Currency Chaos: How to Not Get Ripped Off

Here's a rookie mistake that costs thousands: listing your price as just "$1000". Which dollar? US? Canadian? Australian? They're all different. Always, always specify the currency code (USD, EUR, GBP). Now, who eats the conversion cost? You have two choices. You can bill in *your* currency and let the client deal with the swap. Or, bill in *their* currency to make it super easy for them (this is a pro-move for client happiness). If you do the latter, use a tool like Wise or Revolut to hold that foreign currency. Their exchange rates are lightyears better than your old bank's. This isn't just smart; it's leaving money on the table if you ignore it.

The Tools That Actually Work (No Corporate Nonsense)

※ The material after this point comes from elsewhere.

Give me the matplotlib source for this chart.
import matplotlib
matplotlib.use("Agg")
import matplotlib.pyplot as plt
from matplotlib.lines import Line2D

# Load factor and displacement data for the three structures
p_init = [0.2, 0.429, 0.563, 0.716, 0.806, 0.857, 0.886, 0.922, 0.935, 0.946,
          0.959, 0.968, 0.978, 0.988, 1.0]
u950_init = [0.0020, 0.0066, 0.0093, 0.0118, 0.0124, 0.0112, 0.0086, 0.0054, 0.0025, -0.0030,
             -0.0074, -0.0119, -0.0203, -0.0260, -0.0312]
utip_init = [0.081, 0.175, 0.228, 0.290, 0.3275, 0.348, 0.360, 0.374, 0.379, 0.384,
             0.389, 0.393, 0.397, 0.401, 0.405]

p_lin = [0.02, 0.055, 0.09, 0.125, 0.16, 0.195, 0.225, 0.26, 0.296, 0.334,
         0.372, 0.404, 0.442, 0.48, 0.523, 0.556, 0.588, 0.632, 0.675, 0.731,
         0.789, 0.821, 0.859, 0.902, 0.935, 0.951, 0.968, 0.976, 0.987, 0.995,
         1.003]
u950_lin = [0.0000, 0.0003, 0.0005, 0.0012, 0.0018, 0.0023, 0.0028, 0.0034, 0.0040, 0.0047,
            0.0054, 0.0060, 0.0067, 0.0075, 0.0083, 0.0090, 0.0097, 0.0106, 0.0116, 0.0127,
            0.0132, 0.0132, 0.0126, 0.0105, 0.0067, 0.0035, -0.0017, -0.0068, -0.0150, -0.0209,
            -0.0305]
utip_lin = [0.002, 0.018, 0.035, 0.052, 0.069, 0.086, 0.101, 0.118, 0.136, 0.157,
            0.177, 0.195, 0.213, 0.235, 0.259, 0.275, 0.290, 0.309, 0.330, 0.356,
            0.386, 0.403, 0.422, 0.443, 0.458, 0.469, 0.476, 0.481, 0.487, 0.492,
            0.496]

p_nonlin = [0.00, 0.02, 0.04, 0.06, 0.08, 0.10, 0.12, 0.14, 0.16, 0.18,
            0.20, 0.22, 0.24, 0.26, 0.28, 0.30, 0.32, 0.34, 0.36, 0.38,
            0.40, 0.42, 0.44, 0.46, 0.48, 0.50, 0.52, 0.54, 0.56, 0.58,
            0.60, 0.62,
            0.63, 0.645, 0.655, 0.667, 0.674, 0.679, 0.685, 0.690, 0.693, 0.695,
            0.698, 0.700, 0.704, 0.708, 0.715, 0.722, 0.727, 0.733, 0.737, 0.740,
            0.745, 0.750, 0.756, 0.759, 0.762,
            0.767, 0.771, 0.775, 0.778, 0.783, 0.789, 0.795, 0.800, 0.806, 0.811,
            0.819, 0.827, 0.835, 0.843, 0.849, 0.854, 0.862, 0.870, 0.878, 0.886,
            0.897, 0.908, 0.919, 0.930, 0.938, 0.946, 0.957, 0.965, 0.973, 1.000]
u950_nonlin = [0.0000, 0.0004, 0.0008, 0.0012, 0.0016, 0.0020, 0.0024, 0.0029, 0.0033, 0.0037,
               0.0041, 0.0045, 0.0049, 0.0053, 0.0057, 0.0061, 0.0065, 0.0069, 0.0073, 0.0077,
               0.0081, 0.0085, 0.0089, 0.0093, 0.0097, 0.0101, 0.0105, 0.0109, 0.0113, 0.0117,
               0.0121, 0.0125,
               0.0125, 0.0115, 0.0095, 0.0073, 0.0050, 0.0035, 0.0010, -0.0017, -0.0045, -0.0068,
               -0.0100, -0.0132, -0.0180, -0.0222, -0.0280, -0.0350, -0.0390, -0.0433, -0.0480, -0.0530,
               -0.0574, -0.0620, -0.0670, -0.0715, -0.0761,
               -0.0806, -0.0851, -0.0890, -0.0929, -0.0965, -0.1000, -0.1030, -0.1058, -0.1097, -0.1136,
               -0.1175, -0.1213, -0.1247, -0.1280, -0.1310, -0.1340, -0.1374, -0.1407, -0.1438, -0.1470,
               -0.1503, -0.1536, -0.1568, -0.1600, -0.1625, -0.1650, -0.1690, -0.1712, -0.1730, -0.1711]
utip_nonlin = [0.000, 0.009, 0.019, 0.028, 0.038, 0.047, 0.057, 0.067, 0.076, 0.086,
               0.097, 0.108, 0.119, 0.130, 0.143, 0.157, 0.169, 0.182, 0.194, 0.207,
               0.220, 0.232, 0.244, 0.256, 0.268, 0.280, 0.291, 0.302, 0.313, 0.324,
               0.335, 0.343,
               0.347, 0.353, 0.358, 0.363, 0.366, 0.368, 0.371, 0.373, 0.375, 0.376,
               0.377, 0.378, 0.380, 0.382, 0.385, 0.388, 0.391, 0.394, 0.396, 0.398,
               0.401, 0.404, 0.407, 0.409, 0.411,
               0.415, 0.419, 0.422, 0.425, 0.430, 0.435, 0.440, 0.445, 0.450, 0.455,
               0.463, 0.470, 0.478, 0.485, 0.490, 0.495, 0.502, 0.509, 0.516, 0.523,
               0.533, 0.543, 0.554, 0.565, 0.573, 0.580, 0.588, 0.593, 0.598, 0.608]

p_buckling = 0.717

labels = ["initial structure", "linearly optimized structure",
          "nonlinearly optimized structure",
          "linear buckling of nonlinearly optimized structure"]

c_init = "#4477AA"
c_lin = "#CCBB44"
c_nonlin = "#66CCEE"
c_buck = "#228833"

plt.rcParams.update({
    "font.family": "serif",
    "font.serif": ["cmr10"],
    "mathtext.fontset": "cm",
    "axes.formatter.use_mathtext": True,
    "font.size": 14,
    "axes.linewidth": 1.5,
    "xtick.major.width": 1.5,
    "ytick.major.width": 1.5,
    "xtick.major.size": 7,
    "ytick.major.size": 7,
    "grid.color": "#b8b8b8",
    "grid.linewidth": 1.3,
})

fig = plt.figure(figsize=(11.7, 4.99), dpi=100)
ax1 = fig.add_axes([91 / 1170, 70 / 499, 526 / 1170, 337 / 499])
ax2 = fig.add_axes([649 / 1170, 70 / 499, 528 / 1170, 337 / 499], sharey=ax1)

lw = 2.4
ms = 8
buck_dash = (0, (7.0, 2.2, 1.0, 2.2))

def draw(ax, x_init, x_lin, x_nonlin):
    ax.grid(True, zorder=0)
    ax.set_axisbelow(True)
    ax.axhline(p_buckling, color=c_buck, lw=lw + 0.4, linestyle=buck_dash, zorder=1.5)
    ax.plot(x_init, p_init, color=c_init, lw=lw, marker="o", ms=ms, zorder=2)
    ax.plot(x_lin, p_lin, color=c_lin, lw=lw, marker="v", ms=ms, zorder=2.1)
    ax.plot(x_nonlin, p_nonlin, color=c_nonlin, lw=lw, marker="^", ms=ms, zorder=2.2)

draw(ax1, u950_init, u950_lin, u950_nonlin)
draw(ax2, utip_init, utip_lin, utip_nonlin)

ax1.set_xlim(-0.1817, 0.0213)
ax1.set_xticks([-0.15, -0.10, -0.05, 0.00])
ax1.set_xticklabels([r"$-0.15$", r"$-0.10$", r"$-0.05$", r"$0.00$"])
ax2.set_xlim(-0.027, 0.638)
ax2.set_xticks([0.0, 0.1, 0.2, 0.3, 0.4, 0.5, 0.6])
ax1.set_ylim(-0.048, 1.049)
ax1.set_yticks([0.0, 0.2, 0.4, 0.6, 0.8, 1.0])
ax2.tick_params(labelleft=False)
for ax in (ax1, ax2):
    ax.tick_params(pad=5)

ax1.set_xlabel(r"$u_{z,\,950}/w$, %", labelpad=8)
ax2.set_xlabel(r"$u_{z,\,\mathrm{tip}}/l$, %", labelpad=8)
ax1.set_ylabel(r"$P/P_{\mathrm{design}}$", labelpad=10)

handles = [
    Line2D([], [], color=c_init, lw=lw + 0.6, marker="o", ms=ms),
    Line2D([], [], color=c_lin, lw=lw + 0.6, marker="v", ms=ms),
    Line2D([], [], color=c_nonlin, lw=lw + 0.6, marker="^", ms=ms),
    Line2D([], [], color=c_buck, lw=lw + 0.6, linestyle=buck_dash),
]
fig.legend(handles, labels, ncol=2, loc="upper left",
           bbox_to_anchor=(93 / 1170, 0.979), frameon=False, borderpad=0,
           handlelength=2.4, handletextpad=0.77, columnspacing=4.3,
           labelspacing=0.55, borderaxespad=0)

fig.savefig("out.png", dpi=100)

Forget the bloated accounting suites. You need a lean, mean, global machine. Your invoicing tool (like Wave, FreshBooks, or even a well-made PDF template) must auto-calculate taxes (or lack thereof), look professional, and save your client details. Pair it with a payment gateway built for this life: **Deel** for contracts and bulk payouts, **Wise** for holding and converting currencies, or **Stripe** for direct card payments. These apps talk to each other. They turn a multi-day headache into a 90-second task. Seriously. The setup takes an afternoon and pays you back in sanity for years.

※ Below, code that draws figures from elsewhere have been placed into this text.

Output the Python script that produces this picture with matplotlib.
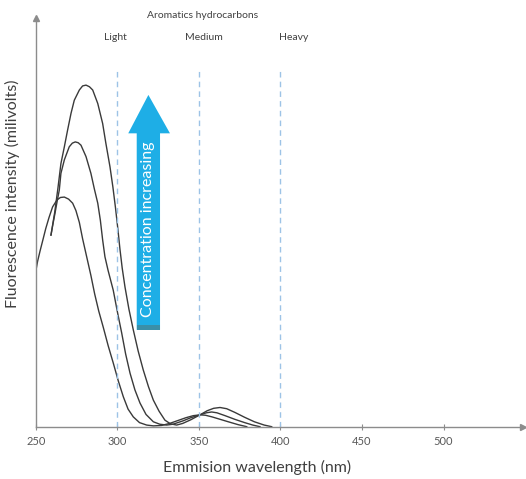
import matplotlib
matplotlib.use("Agg")
import matplotlib.pyplot as plt
from matplotlib.patches import Polygon, Rectangle

plt.rcParams['font.family'] = ['Lato', 'DejaVu Sans']

# ---- data ----
wl_low = [250, 251, 252.5, 254.1, 256, 258, 260.2, 262.9, 265, 267.4, 270, 272.5,
          274.5, 276.6, 278.6, 280.7, 283.7, 286, 288.5, 291.3, 294.3, 297.4, 300.5,
          303.6, 306.5, 309.7, 313.5, 317.9, 322, 327, 332, 337, 342, 346.5, 350.6,
          354, 358, 363, 368, 374, 379.3]
int_low = [38.3, 40.5, 43.0, 45.5, 48.5, 51.2, 53.8, 55.5, 56.1, 56.2, 55.7, 54.7,
           52.9, 50.0, 46.0, 42.3, 37.0, 32.5, 28.3, 24.3, 19.8, 15.6, 11.2,
           7.3, 4.3, 2.4, 1.0, 0.4, 0.2, 0.3, 0.8, 1.5, 2.2, 2.7, 2.9,
           2.8, 2.4, 1.8, 1.2, 0.5, 0.0]

wl_mid = [259.2, 260.5, 261.7, 263, 264.3, 265.3, 267.4, 270.4, 272.3, 274.1, 275.9,
          277.6, 280.7, 283.7, 285.8, 287.9, 289.5, 290.9, 292.3, 294.2, 297.4, 300,
          302.6, 305, 307.7, 310.7, 313.8, 317.5, 322.0, 326, 330.2, 334, 340, 345,
          350.6, 354.5, 357.8, 361, 366, 372, 378, 383, 387.4]
int_mid = [46.9, 49.8, 52.3, 55.2, 57.9, 62.0, 65.3, 68.5, 69.4, 69.7, 69.5,
           68.9, 66.1, 62.0, 58.2, 54.7, 50.5, 45.7, 41.6, 38.3, 33.4, 28.0,
           22.9, 17.8, 13.1, 9.0, 5.8, 3.0, 1.2, 0.6, 0.4, 0.6, 1.4, 2.2,
           2.9, 3.4, 3.6, 3.4, 2.7, 1.8, 1.0, 0.4, 0.0]

wl_high = [259.2, 261.5, 263.5, 265.3, 267.4, 269.4, 271.5, 273.5, 276.6, 278.6,
           280.7, 282.8, 284.8, 287.9, 290.9, 292.9, 295.4, 297.2, 298.8, 300.2,
           301.5, 302.9, 304.6, 307.0, 309.7, 312.7, 315.8, 319, 322, 325.5, 329.1,
           332.5, 336.3, 340, 345, 350.6, 355, 359, 362.9, 367, 372, 378, 384, 390,
           394.6]
int_high = [46.9, 52.5, 58.5, 64.4, 68.5, 72.6, 76.7, 79.9, 82.4, 83.4,
            83.6, 83.2, 82.4, 79.1, 74.2, 69.3, 63.6, 58.6, 53.5, 48.5,
            43.5, 38.8, 34.2, 28.8, 23.7, 18.5, 13.9, 9.8, 6.5, 3.8, 1.6,
            0.7, 0.4, 0.8, 1.7, 2.9, 3.9, 4.5, 4.7, 4.4, 3.5, 2.3, 1.2, 0.4,
            0.0]

region_x = [300, 350, 400]
region_labels = ["Light", "Medium", "Heavy"]
region_label_x = [299, 353, 408]
xticks = [250, 300, 350, 400, 450, 500]

# ---- figure ----
fig = plt.figure(figsize=(5.26, 4.79), dpi=100)
ax = fig.add_axes([0.0684, 0.1092, 0.926, 0.853])
ax.set_xlim(250, 548.8)
ax.set_ylim(0, 100)

line_kw = dict(color="#3a3a3a", lw=1.0, solid_joinstyle="round")
ax.plot(wl_low, int_low, **line_kw)
ax.plot(wl_mid, int_mid, **line_kw)
ax.plot(wl_high, int_high, **line_kw)

for x in region_x:
    ax.plot([x, x], [0, 87.3], color="#9dc3e6", lw=1.0, ls=(0, (4, 3)))

for lx, lab in zip(region_label_x, region_labels):
    ax.text(lx, 95.3, lab, ha="center", va="center", fontsize=7.5, color="#404040")
ax.text(352, 100.7, "Aromatics hydrocarbons", ha="center", va="center",
        fontsize=7.5, color="#404040", clip_on=False)

# concentration arrow
blue = "#1eaee6"
shaft_l, shaft_r, head_l, head_r = 311.8, 326.1, 306.6, 332.2
bottom, head_base, tip = 23.7, 71.8, 81.2
tip_x = (shaft_l + shaft_r) / 2
ax.add_patch(Polygon([[shaft_l, bottom], [shaft_r, bottom], [shaft_r, head_base],
                      [head_r, head_base], [tip_x, tip], [head_l, head_base],
                      [shaft_l, head_base]], closed=True, facecolor=blue,
                     edgecolor="none", zorder=3))
ax.add_patch(Rectangle((shaft_l, bottom), shaft_r - shaft_l, 1.2,
                       facecolor="#3a8fa8", edgecolor="none", zorder=4))
ax.text(tip_x - 0.3, 48.3, "Concentration increasing", rotation=90, ha="center",
        va="center", fontsize=11.5, color="white", zorder=5)

# axes styling
for s in ["top", "right"]:
    ax.spines[s].set_visible(False)
for s in ["left", "bottom"]:
    ax.spines[s].set_color("#8c8c8c")
    ax.spines[s].set_linewidth(1.0)
ax.set_yticks([])
ax.set_xticks(xticks)
ax.set_xticklabels([str(t) for t in xticks])
ax.tick_params(axis="x", direction="inout", length=5, width=0.8, color="#8c8c8c",
               labelsize=8, labelcolor="#595959", pad=4)
ax.plot(1, 0, marker=">", ms=4, color="#8c8c8c", transform=ax.transAxes, clip_on=False)
ax.plot(0, 1, marker="^", ms=4, color="#8c8c8c", transform=ax.transAxes, clip_on=False)

ax.set_xlabel("Emmision wavelength (nm)", fontsize=11.5, color="#404040")
ax.set_ylabel("Fluorescence intensity (milivolts)", fontsize=11.5, color="#404040")
ax.xaxis.set_label_coords(0.454, -0.1, transform=ax.transAxes)
ax.yaxis.set_label_coords(-0.048, 0.569, transform=ax.transAxes)
ax.xaxis.label.set_va("center")
ax.yaxis.label.set_va("center")

fig.savefig("out.png", dpi=100)
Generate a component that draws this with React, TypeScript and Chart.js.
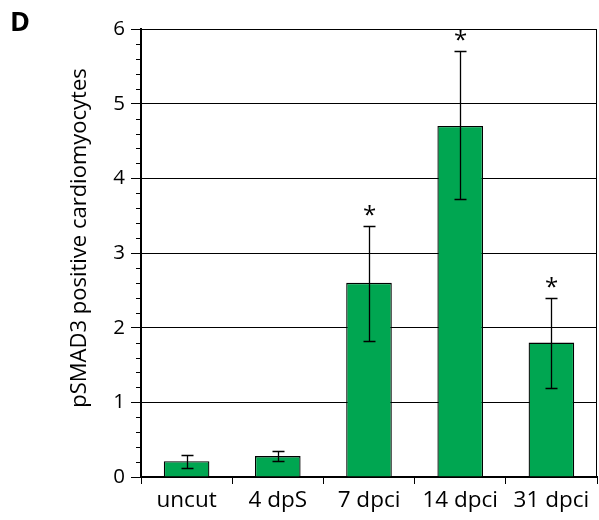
import React, { useEffect, useRef } from "react";
import { Chart, registerables } from "chart.js";

Chart.register(...registerables);

const categories = ["uncut", "4 dpS", "7 dpci", "14 dpci", "31 dpci"];
const means = [0.21, 0.28, 2.6, 4.7, 1.8];
const errHigh = [0.3, 0.35, 3.36, 5.7, 2.4];
const errLow = [0.12, 0.21, 1.82, 3.72, 1.19];
const significant = [false, false, true, true, true];
const yTicks = [0, 1, 2, 3, 4, 5, 6];
const yTitle = "pSMAD3 positive cardiomyocytes";
const panelLabel = "D";

const FONT = "'Open Sans', 'Noto Sans', sans-serif";

const overlay = {
  id: "overlay",
  afterDatasetsDraw(chart: any) {
    const ctx = chart.ctx;
    const x = chart.scales.x;
    const y = chart.scales.y;
    const a = chart.chartArea;
    ctx.save();
    // error bars
    ctx.strokeStyle = "#000";
    ctx.lineWidth = 1.3;
    categories.forEach((_, i) => {
      const cx = Math.round(x.getPixelForValue(i)) + 0.5;
      const yh = Math.round(y.getPixelForValue(errHigh[i])) + 0.5;
      const yl = Math.round(y.getPixelForValue(errLow[i])) + 0.5;
      ctx.beginPath();
      ctx.moveTo(cx, yh);
      ctx.lineTo(cx, yl);
      ctx.moveTo(cx - 6, yh);
      ctx.lineTo(cx + 6, yh);
      ctx.moveTo(cx - 6, yl);
      ctx.lineTo(cx + 6, yl);
      ctx.stroke();
      if (significant[i]) {
        ctx.fillStyle = "#000";
        ctx.font = `24px ${FONT}`;
        ctx.textAlign = "center";
        ctx.textBaseline = "middle";
        ctx.fillText("*", cx, yh - 10);
      }
    });
    // minor y ticks
    ctx.lineWidth = 1;
    ctx.beginPath();
    for (let v = 0; v <= 6.001; v += 0.2) {
      if (Math.abs(v - Math.round(v)) < 0.01) continue;
      const py = Math.round(y.getPixelForValue(v)) + 0.5;
      ctx.moveTo(a.left - 5, py);
      ctx.lineTo(a.left, py);
    }
    ctx.stroke();
    // right border
    ctx.beginPath();
    ctx.moveTo(Math.round(a.right) - 0.5, a.top);
    ctx.lineTo(Math.round(a.right) - 0.5, a.bottom);
    ctx.stroke();
    // y title
    ctx.fillStyle = "#000";
    ctx.font = `22px ${FONT}`;
    ctx.textAlign = "center";
    ctx.textBaseline = "middle";
    ctx.translate(80, 238);
    ctx.rotate(-Math.PI / 2);
    ctx.fillText(yTitle, 0, 0);
    ctx.restore();
    // panel label
    ctx.save();
    ctx.fillStyle = "#000";
    ctx.font = `bold 27px ${FONT}`;
    ctx.textAlign = "left";
    ctx.textBaseline = "alphabetic";
    ctx.fillText(panelLabel, 10, 31);
    ctx.restore();
  },
};

export default function App() {
  const ref = useRef<HTMLCanvasElement>(null);
  useEffect(() => {
    if (!ref.current) return;
    const chart = new Chart(ref.current, {
      type: "bar",
      data: {
        labels: categories,
        datasets: [
          {
            data: means,
            backgroundColor: "#00a651",
            borderColor: "#000",
            borderWidth: 1.3,
            barPercentage: 0.5,
            categoryPercentage: 1,
          },
        ],
      },
      plugins: [overlay],
      options: {
        responsive: false,
        animation: false,
        events: [],
        layout: { padding: { top: 29, right: 2, left: 0, bottom: 0 } },
        plugins: { legend: { display: false }, tooltip: { enabled: false }, title: { display: false } },
        scales: {
          x: {
            afterFit: (s: any) => {
              s.height = 43;
            },
            grid: {
              offset: true,
              drawOnChartArea: false,
              color: "#000",
              tickLength: 7,
              lineWidth: 1,
            },
            border: { color: "#000", width: 2 },
            ticks: {
              color: "#000",
              font: { family: FONT, size: 22.5 },
              padding: 3,
              maxRotation: 0,
              autoSkip: false,
            },
          },
          y: {
            min: 0,
            max: 6,
            afterFit: (s: any) => {
              s.width = 141;
            },
            afterBuildTicks: (s: any) => {
              s.ticks = yTicks.map((v) => ({ value: v }));
            },
            grid: { color: "#000", lineWidth: 1, tickLength: 10 },
            border: { color: "#000", width: 2 },
            ticks: {
              color: "#000",
              font: { family: FONT, size: 20.5 },
              padding: 6,
            },
          },
        },
      },
    });
    return () => chart.destroy();
  }, []);
  return (
    <div style={{ position: "absolute", left: 0, top: 0, width: 599, height: 520, background: "#fff" }}>
      <canvas ref={ref} width={599} height={520} />
    </div>
  );
}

The Tax Talk (Don't Panic, Just Be Smart)

This is the part everyone whispers about. The truth? It's complex, but manageable. Most digital nomad visas do NOT make you a tax resident of that country. You're typically just a *legal visitor* allowed to work your remote job. Your tax residency usually stays in your "home base" (see Step 1). But! You absolutely must declare your worldwide income there. And you must *not* do local work for local companies on your nomad visa (that's a different ballgame). This isn't legal advice—it's a signal to go get some. Spend $300 on a consultation with a cross-border accountant who gets the nomadic lifestyle. It’s the best insurance you'll ever buy.

Send It, Track It, Get Paid (The Ritual)

Final step. Make your invoice stupidly clear. Your business name (from your base), the date, a breakdown of work, total amount in the agreed currency, and payment instructions with links. Send it. Then, use your invoice software to see when it's been viewed. Follow up politely if it sits. When the money hits your Wise or business account, mark it paid. That's it. You've just conducted international trade from a beach bar. Now go enjoy the fact that your biggest problem today was choosing which waterfall to hike to, not untangling a wire transfer. That’s the win.